The economist John Kenneth Galbraith once famously remarked, "The enemy of the conventional wisdom is not ideas but the march of events." By this assessment, the fact that a worldview consistently finds itself repudiated by the real unfolding of events should disqualify it from serious consideration. By this account, if a strategy is not able to deliver lasting electoral success, the party should abandon it because it is not a successful strategy.

But vested interests do not work so rationally. Socialist and author Upton Sinclair once wrote, "It is quite hard to get a man to understand something when his salary relies on his not understanding it." This is the position of the core of the Democratic Party leadership, which, until the midterms, had been locked out of control of the House for almost a decade. Among the Democratic Party leadership a fever dream persists that resists any and all appeals to recent history, such as the last eight years of Republican control of the House. For this elevated faction, the "solution" to their electoral woes has consisted of hewing as closely to the middle road as possible, skimming off a comfortable margin of voters deemed "median," "middle," "independent," or "undecided." There lies the path to victory, they argue, and it is usually embodied in a sort of technocratic gradualism that is as gray in its emotional appeal as it is unable to inspire confidence. A few tax credits, subsidies, and tightened regulation are all that stand between the status quo and the rebirth of the American Dream.

But the psychology of this outlook is betrayed by the very words used. Take "middle." To the average onlooker, saying that a party needs to capture "middle" voters would imply that the party should stake out position between the two major parties: therein lies the mythic "middle."

But this middle is just that, a myth. The average American voter, taken to reflect a middle position, can indeed be wooed, but not by what substitutes for the middle in the discourse of the Democratic Party. Why is this? Simple. Among the American electorate, the middle position is staked firmly to the left of the Democratic Party on many crucial issues.

Take healthcare, an issue that a plurality of Americans, fully 40%, declared to be their number one election issue. The Republican Party outraged voters by threatening to revoke protections for those with preexisting conditions, protections that have historically been favored by almost 70% of the American electorate. All the while, they blamed Democrats and did their best to confuse the issue. Punishing this dishonesty was a significant part—indeed, perhaps the single largest—that brought Democrats success on Tuesday.

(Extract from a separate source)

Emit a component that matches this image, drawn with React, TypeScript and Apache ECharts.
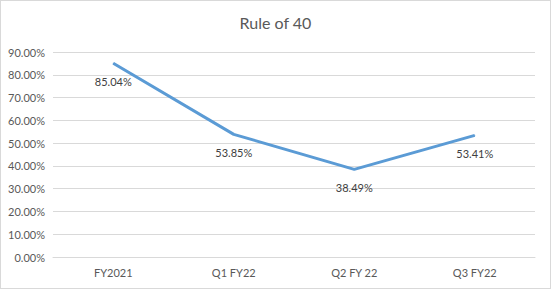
import React, { useEffect, useRef } from "react";
import * as echarts from "echarts";

const categories = ["FY2021", "Q1 FY22", "Q2 FY 22", "Q3 FY22"];
const ruleOf40 = [0.8504, 0.5385, 0.3849, 0.5341];
const titleText = "Rule of 40";

export default function App() {
  const ref = useRef<HTMLDivElement>(null);
  useEffect(() => {
    if (!ref.current) return;
    const chart = echarts.init(ref.current, null, { renderer: "svg" });
    const font = "Lato";
    chart.setOption({
      animation: false,
      title: {
        text: titleText,
        left: "center",
        top: 8,
        textStyle: { fontFamily: font, fontSize: 16, fontWeight: "normal", color: "#595959" },
      },
      grid: { left: 52, right: 15, top: 51, bottom: 31, containLabel: false },
      xAxis: {
        type: "category",
        data: categories,
        boundaryGap: true,
        axisTick: { show: false },
        axisLine: { lineStyle: { color: "#d9d9d9" } },
        axisLabel: { color: "#595959", fontFamily: font, fontSize: 11, margin: 10 },
      },
      yAxis: {
        type: "value",
        min: 0,
        max: 0.9,
        interval: 0.1,
        axisLine: { show: false },
        axisTick: { show: false },
        splitLine: { lineStyle: { color: "#d9d9d9" } },
        axisLabel: {
          color: "#595959",
          fontFamily: font,
          fontSize: 11,
          margin: 8,
          formatter: (v: number) => (v * 100).toFixed(2) + "%",
        },
      },
      series: [
        {
          type: "line",
          data: ruleOf40,
          symbol: "circle",
          symbolSize: 1,
          lineStyle: { color: "#5b9bd5", width: 3 },
          itemStyle: { color: "#5b9bd5" },
          label: {
            show: true,
            position: "bottom",
            distance: 12,
            color: "#404040",
            fontFamily: font,
            fontSize: 11,
            formatter: (p: any) => (p.value * 100).toFixed(2) + "%",
          },
        },
      ],
    });
    return () => chart.dispose();
  }, []);
  return (
    <div
      ref={ref}
      style={{
        position: "fixed",
        left: 0,
        top: 0,
        width: 551,
        height: 289,
        boxSizing: "border-box",
        border: "1px solid #d9d9d9",
        background: "#fff",
      }}
    />
  );
}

Democratic moderates call this success. But it is only success in the way that avoiding an obvious path towards outright failure can be classed as a success. Protecting the vulnerable from the greed of insurance companies is always going to be a winning strategy. But is this the same as the Democrats actively working to engage voters on the issues they value most? Hardly.

What would a popular strategy entail? The narrative of appealing to the "moderates" cannot possibly find it. Despite the cautionary tales of pundits like Jonathan Martin and Alexander Burns at the New York Times, 2018 is not a clear-cut example of a winning electoral strategy in which victorious House candidates "largely hailed from the political center, running on clean-government themes and promises of incremental improvement to the healthcare system rather than transformational social change." To these pundits, as well as Nicholas Kristof, the take-away of 2018 is that moderate Clintonite centrism is the path to victory, despite the fact that the most significant performances of the Democrats (for example, the Senate race between Beto O’Rourke Ted Cruzand in Texas, where a competitive race hasn’t existed for decades) sharply broke with the center and ran openly on progressive reforms like gun control and raising the minimum wage. Indeed, it is hard to explain how the Times justifies a worldview in which the lukewarm performance of the leadership elsewhere in light of history is at the same time an affirmation of the most uninspired elements of the status quo. But justify it they do.

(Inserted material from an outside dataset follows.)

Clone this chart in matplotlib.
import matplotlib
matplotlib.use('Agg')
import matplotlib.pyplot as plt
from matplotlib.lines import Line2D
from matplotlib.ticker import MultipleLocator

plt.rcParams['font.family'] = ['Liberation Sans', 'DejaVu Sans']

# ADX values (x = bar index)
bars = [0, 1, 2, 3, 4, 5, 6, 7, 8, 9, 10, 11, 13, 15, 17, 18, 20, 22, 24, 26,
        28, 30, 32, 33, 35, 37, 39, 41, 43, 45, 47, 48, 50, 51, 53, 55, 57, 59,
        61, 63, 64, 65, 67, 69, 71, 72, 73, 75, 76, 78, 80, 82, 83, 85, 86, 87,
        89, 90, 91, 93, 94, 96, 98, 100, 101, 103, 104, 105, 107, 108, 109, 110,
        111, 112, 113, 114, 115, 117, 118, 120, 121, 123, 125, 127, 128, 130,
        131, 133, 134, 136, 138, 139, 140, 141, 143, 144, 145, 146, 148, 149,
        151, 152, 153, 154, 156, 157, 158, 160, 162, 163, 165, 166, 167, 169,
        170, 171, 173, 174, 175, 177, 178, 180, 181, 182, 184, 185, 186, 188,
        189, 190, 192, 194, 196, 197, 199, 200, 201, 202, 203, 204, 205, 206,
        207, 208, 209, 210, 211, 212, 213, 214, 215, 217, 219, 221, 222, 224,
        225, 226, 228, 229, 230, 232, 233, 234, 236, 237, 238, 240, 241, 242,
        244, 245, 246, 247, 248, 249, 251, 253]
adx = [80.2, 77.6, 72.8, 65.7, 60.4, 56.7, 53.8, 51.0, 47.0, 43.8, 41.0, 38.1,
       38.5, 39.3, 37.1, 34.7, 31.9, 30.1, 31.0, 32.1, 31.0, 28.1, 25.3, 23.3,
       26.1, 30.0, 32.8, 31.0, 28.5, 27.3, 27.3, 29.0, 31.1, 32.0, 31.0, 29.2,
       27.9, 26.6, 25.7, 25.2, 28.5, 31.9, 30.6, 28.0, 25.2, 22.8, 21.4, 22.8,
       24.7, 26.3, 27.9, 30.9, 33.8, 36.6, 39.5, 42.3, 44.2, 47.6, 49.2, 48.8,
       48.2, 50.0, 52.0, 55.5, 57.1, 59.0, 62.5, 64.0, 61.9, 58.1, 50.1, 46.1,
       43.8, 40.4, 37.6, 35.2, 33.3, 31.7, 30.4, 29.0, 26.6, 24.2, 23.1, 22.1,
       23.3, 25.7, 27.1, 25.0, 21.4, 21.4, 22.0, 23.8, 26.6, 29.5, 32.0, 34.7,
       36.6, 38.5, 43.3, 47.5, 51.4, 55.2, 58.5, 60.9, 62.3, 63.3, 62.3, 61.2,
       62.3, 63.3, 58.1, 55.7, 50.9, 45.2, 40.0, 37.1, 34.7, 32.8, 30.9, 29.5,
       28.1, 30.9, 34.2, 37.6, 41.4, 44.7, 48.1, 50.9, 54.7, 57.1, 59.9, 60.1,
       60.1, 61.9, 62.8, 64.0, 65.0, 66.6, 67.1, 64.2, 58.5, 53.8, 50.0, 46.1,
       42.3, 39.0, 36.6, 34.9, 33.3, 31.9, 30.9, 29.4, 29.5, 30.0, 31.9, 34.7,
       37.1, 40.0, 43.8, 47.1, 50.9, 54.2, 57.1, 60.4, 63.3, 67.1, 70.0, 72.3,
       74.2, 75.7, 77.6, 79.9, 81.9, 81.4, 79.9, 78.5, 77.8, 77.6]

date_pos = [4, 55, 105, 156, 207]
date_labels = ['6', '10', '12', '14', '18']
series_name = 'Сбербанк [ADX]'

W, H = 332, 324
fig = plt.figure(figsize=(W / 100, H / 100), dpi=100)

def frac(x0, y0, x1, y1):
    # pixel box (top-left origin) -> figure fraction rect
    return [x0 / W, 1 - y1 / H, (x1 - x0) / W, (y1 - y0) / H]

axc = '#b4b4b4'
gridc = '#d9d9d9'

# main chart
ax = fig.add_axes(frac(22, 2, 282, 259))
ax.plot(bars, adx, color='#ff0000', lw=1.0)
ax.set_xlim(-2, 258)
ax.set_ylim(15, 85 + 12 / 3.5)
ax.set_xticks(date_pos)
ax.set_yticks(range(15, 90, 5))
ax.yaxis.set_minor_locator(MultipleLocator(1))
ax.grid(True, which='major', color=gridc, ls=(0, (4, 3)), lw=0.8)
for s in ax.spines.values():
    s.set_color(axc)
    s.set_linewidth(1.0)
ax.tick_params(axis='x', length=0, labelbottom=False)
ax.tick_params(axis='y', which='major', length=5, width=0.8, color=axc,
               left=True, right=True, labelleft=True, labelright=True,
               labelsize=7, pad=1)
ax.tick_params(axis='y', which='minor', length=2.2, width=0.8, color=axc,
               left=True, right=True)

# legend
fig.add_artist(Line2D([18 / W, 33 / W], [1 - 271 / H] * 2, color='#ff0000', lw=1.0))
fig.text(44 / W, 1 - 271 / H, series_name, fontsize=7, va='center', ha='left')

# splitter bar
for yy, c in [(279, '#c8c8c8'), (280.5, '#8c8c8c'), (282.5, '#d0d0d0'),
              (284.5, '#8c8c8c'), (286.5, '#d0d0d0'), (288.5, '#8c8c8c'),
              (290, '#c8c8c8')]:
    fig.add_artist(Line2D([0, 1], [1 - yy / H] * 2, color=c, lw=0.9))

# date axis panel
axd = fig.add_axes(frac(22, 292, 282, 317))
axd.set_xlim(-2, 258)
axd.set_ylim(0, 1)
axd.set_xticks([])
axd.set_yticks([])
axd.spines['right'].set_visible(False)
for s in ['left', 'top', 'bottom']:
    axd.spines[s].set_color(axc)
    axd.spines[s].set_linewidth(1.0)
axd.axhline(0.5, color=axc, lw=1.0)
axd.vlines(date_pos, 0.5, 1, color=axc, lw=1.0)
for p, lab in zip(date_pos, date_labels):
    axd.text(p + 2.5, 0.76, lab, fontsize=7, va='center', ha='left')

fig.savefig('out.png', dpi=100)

Let’s look more closely at the case of healthcare. When one looks to the spectacle of political commentary around the issue, what Americans want might seem uncertain. Thankfully, however, we have access to a resource that goes to them directly: polls. And what do the polls tell us is the single most popular remedy to spiraling healthcare costs and poor access to healthcare services? Some form of government-backed universal healthcare system. And yet, such a system has been unrelentingly described as "politically unpopular" or "economically irrational" by talking heads both liberal and conservative for decades. All of this despite the fact that universal healthcare exists in every industrialized country in the world and would be instrumental in healing America’s horrendous class divide in life expectancy, potentially at a lower cost than the status quo even by the muted admission of its detractors. Best of all, implementing a universal healthcare program would heighten the pressure to iron out costly inefficiencies in price bargaining that bleed the US Treasury of hundreds of billions of dollars every year. The result is a policymaker’s dream: healthcare access for 29 million more Americans, possibly for even less than the cost of the status quo.

Yet all of this remains outside the realm of acceptable opinion for the donor class—embodied by insurance companies and the healthcare industry—that backstops the Democratic Party to the tune of tens of millions of dollars. Because these powerful vested interests bankroll both major political parties, neither political party has an incentive to compete meaningfully over the issue (those who consider Obamacare an exception to this general rule would benefit from considering both its history and supporters – the model came from the Heritage Foundation). This "principle of non-competition," as the political scientist Thomas Ferguson calls it, helps to explain the divide between what the Democrats insist is the "moderate" path towards electoral success and the obvious options, like campaigning for universal healthcare, that the public wants. If neither part of the investor class wants it, no one will campaign on it. It really is as simple as that.

It’s clear, then, that the divide between how the liberal commentariat has chosen to conceive of this election and how the public does is traceable to the limitations of the Democratic Party. No serious analysis of public opinion ought to start with how the public expresses their preferences among the major parties or their candidates(?). They should begin with polling of what the public actually wants. Until the Democratic Party is forced to change how it finances elections, and pressure is brought to bear on their rank and file’s chosen source of donations, its platform will continue to do little but reflect the whims of their donors.

C. Wright Mills, the famous American sociologist, once wrote, "Freedom is not merely the opportunity to do as one pleases; neither is it merely the opportunity to choose between set alternatives. Freedom is, first of all, the chance to formulate the available choices, to argue over them — and then, the opportunity to choose." This is the root of the problem. American democracy is a forum in which the available options are not chosen by the public themselves. Until it is, myopic, self-serving commentaries like those that surround 2018 will continue to proliferate.